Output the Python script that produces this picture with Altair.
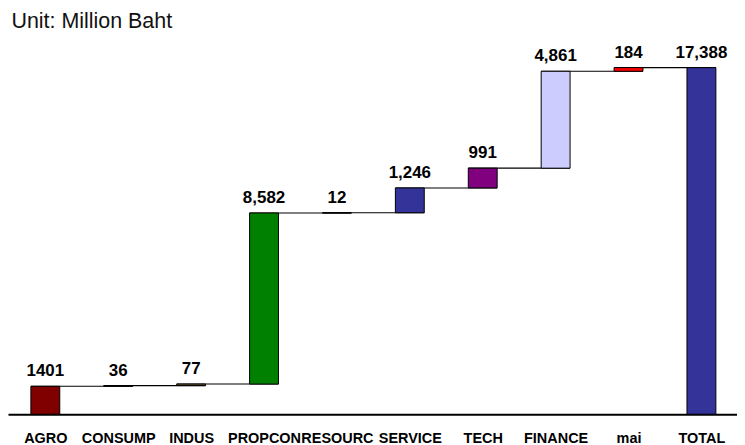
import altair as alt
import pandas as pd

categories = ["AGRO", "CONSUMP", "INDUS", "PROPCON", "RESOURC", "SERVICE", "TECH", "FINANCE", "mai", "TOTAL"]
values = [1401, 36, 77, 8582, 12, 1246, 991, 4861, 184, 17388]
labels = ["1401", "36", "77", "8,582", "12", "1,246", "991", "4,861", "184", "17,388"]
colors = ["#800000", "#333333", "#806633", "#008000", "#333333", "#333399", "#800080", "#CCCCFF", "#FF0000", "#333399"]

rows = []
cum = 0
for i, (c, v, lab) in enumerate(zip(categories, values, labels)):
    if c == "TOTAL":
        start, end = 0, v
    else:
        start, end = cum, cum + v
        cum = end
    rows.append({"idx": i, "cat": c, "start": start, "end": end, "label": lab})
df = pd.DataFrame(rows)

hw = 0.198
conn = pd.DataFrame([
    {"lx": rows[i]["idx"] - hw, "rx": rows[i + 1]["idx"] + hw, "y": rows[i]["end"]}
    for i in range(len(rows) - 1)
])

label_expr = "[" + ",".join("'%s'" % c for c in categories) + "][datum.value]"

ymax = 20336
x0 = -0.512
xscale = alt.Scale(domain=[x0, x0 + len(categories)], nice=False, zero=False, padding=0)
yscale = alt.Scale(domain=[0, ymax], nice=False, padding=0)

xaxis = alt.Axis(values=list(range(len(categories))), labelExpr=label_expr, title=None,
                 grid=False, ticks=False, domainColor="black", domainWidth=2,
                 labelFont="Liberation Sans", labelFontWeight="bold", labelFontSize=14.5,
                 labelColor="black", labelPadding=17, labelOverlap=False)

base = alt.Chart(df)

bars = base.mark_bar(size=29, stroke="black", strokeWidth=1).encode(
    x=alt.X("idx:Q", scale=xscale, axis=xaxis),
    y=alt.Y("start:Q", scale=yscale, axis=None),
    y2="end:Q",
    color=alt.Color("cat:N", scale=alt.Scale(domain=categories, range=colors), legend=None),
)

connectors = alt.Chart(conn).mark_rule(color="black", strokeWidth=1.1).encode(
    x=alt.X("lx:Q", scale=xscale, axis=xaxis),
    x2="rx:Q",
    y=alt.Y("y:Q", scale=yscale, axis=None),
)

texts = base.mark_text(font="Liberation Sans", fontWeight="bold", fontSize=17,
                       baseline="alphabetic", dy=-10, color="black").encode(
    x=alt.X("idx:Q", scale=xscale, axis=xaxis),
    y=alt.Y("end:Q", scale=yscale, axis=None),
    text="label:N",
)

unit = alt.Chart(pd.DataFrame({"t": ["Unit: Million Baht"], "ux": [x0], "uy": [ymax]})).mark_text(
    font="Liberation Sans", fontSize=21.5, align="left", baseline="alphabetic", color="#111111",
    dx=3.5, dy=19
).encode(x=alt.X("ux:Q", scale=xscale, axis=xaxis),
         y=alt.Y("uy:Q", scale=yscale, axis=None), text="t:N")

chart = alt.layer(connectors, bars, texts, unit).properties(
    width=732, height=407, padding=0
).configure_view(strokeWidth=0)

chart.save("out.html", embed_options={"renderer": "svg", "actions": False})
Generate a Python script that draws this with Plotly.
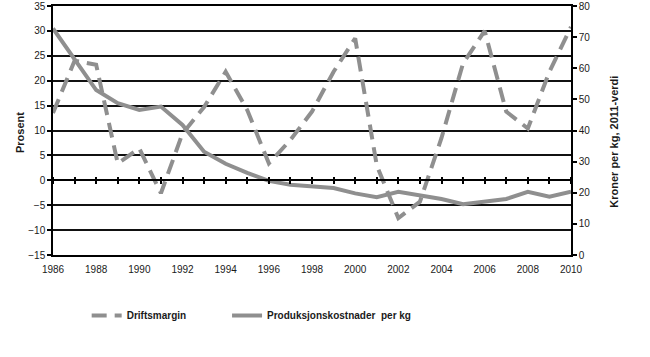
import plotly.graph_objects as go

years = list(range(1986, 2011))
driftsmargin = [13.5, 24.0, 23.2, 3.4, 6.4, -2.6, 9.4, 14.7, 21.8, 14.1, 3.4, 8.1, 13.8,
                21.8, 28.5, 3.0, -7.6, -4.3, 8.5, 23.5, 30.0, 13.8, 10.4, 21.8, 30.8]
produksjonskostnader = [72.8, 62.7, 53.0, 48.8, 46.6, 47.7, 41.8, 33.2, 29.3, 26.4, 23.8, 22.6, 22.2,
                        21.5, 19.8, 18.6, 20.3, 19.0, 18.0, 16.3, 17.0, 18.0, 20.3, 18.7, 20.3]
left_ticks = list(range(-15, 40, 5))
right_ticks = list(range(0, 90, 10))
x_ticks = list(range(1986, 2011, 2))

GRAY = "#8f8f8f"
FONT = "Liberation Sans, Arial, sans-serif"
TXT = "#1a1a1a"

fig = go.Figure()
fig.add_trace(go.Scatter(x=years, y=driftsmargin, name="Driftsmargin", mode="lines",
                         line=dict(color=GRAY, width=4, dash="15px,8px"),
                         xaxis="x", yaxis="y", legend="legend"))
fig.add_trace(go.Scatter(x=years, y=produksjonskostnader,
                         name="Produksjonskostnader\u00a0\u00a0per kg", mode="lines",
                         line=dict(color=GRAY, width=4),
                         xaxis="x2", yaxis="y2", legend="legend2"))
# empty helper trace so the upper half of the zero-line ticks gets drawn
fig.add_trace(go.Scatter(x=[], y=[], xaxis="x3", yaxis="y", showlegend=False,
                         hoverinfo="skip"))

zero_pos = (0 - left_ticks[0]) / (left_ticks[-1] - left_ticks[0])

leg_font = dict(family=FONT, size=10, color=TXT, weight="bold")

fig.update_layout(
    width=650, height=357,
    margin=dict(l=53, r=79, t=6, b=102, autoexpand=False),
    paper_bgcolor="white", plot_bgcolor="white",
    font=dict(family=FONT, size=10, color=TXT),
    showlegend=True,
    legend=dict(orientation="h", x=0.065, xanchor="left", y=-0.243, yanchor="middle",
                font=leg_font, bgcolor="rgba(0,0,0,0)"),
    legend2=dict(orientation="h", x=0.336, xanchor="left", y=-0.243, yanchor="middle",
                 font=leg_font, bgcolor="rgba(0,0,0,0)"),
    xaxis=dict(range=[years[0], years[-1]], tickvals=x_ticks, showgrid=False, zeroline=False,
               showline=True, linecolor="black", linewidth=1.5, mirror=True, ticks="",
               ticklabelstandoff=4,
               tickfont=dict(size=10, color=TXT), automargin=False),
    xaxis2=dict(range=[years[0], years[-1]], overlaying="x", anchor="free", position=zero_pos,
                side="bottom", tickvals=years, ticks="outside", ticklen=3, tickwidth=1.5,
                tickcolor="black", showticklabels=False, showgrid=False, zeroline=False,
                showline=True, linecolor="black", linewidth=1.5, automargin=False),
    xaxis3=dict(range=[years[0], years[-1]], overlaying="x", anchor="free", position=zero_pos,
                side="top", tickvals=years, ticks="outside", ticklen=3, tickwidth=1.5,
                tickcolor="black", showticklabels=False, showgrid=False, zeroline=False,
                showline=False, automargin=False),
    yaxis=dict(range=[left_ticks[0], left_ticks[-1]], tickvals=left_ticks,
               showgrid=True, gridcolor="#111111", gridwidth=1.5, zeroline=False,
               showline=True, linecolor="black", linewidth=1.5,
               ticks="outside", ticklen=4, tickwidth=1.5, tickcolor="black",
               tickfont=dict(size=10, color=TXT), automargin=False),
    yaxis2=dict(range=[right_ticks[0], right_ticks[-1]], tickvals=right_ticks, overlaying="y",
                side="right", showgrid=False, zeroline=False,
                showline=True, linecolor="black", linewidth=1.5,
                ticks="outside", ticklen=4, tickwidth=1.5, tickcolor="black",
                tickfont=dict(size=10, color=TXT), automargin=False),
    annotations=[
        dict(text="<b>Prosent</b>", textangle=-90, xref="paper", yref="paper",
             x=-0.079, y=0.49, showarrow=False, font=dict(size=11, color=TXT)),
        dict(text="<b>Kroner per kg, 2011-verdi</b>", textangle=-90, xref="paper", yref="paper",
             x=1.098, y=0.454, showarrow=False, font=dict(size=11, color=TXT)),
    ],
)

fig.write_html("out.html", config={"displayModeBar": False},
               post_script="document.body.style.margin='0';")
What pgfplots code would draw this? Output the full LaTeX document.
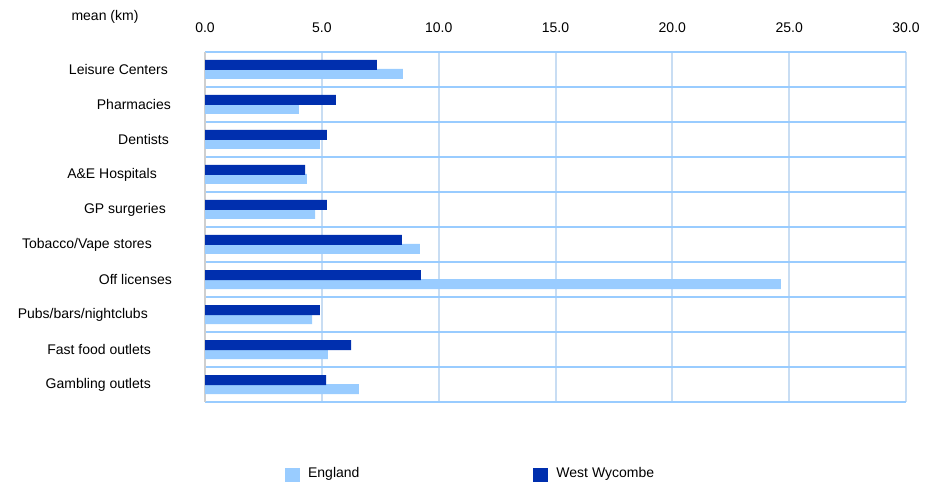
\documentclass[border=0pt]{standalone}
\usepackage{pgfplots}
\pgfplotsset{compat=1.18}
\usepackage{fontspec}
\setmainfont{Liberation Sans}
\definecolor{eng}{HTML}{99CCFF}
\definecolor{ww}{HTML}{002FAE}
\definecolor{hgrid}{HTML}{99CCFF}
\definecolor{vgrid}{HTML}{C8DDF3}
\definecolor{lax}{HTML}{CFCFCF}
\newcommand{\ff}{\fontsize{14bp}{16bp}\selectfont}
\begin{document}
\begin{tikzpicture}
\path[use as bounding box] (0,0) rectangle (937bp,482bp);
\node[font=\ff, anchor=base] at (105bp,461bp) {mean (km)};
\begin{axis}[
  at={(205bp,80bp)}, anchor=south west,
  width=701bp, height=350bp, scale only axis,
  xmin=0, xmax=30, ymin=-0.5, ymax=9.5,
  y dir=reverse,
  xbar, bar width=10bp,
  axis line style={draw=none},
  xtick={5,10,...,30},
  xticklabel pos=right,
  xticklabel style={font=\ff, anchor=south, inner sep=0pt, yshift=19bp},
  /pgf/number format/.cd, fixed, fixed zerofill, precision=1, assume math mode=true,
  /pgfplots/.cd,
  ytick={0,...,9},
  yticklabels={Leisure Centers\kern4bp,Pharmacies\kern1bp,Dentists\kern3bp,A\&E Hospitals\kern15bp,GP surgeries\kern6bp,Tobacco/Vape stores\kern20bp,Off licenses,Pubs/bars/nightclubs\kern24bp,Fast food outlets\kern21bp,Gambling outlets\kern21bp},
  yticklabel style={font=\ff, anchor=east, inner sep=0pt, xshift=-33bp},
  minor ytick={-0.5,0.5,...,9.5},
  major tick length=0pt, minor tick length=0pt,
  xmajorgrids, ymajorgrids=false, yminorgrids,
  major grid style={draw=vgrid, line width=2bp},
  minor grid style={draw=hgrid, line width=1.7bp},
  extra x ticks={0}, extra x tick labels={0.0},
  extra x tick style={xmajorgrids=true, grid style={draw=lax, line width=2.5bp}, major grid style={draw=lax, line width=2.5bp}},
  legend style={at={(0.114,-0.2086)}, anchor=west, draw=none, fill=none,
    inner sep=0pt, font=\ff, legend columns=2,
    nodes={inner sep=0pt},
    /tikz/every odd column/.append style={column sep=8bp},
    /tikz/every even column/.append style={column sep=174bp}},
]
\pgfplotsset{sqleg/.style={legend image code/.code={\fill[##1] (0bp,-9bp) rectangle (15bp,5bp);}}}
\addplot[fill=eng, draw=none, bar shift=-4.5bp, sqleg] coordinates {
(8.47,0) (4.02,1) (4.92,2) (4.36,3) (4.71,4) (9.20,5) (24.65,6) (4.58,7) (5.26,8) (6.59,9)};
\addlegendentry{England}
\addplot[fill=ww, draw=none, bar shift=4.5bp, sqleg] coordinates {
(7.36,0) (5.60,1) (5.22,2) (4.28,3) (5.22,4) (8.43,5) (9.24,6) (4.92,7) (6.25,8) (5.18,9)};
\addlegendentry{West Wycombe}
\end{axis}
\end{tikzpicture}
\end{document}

## The exercise
Copy every line that contains the string "with".

## Task result
Output the Python script that produces this picture with Altair.
Generate a Python script that draws this with Plotly.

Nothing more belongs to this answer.